Nach den Erfahrungen des Referenten ist „Ökologisch optimales Funktionieren () die Voraussetzung für ökonomisch positive Ergebnisse.“ Die Stadt Lübeck erwirtschaftet positive Waldbilanzen und die Bevölkerung hat einen naturnahen, stabilen Wald mit erhöhter Erholungsfunktion. Gerade auf ertragsarmen Böden sei das Konzept noch erfolgreicher.

Öffentliche Baumpflanzaktionen waren ein weiteres Thema, da ja auch bei Kahlflächen überwiegend auf die natürliche Verjüngung gesetzt werden sollte.

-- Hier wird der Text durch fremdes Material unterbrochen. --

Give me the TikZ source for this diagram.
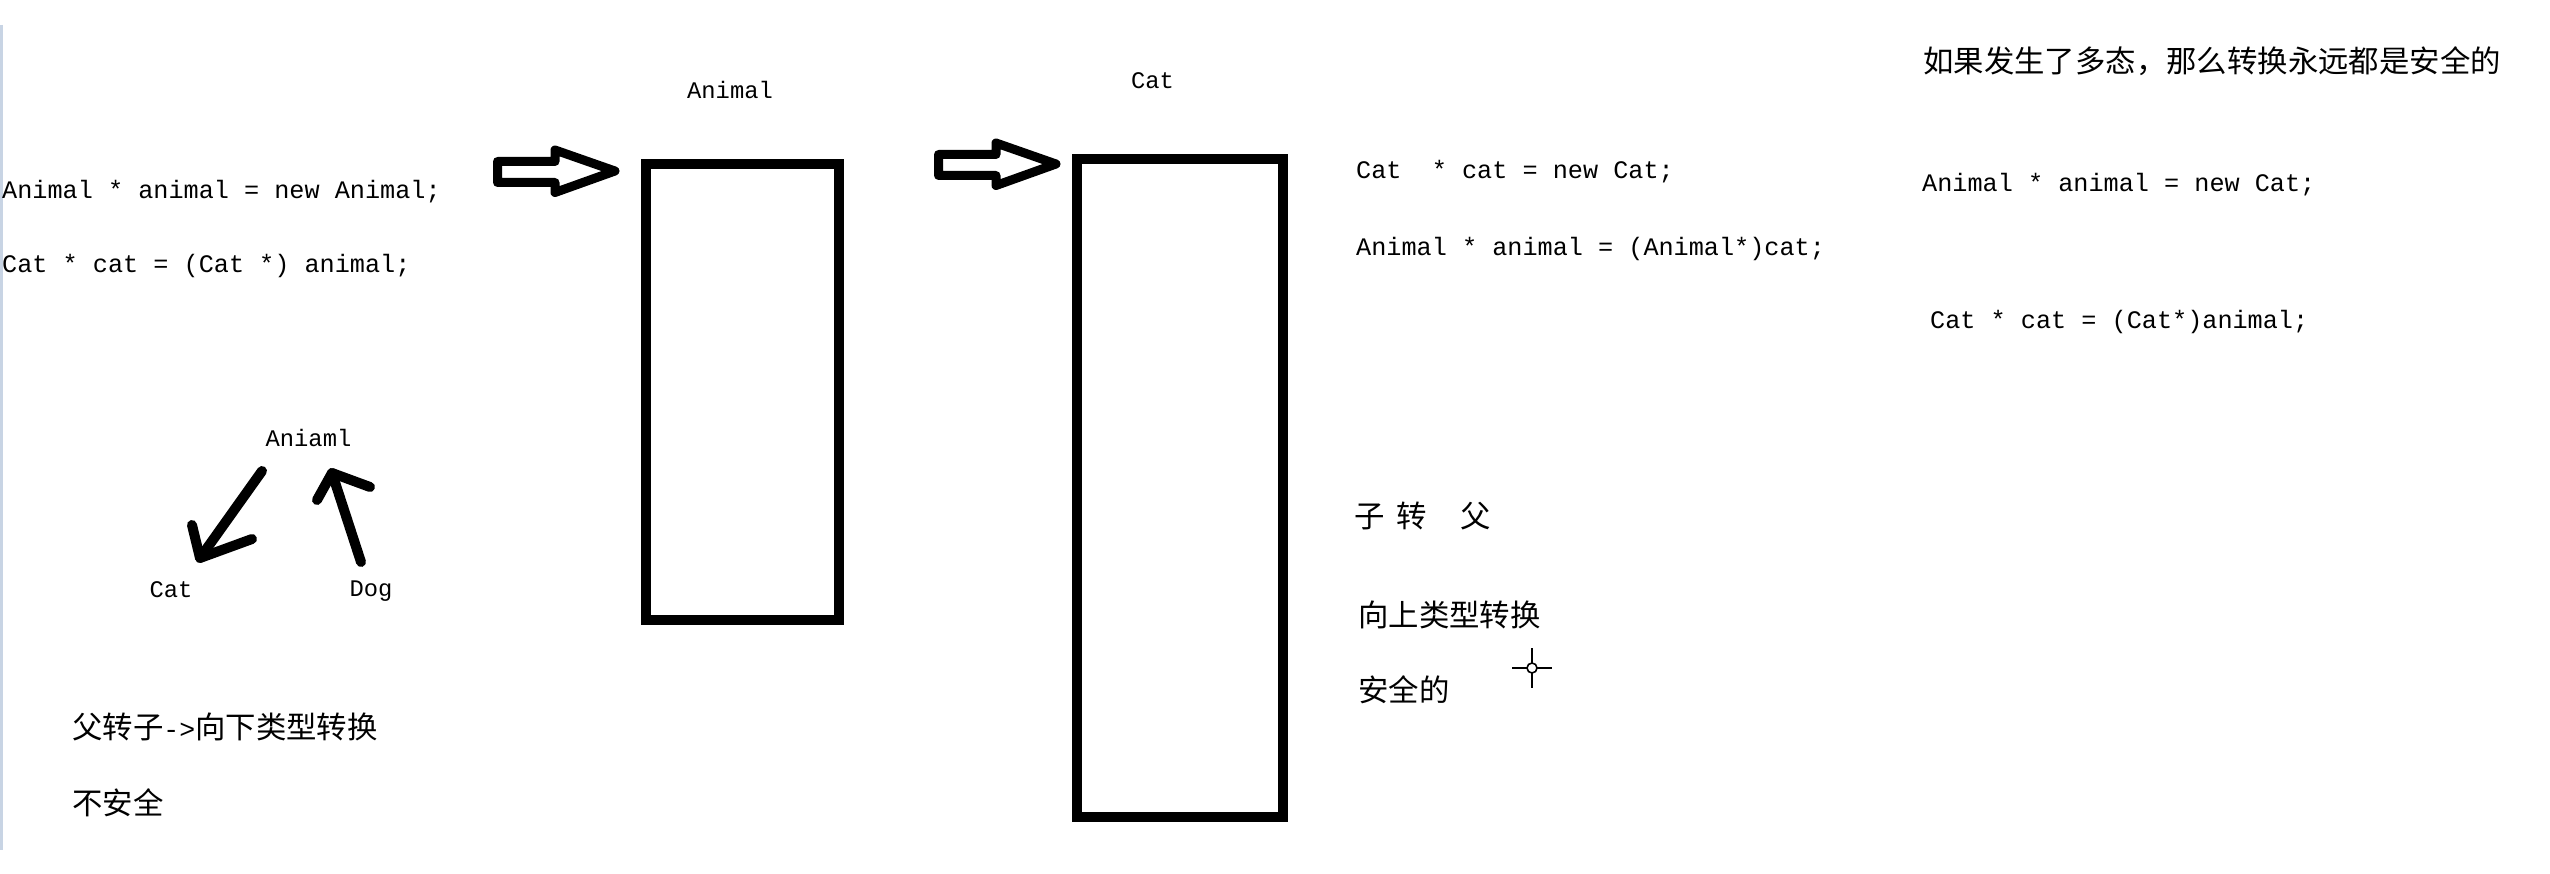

Hier hob der Referent hervor, dass solche Aktionen die Akzeptanz in der Bevölkerung erhöhen und durchaus einen pädagogischen Wert haben. Allerdings sind sie eben teuer und man weiß heute nicht, welches die zukunftsträchtigen Bäume sein werden.

Hier werde derzeit vieles ausprobiert, statt auf heimische Arten zu setzen, die sich genetisch anpassen werden, so Fähser. Wenn nicht-heimische Arten gepflanzt werden, werde das Bodenleben gestört und die Vernetzung der Bäume untereinander blockiert, da die nicht-heimischen Arten nicht zur vorhandenen Waldgesellschaft aus Bäumen, Pflanzen, Pilzen und anderen Mikroorganismen passen würden.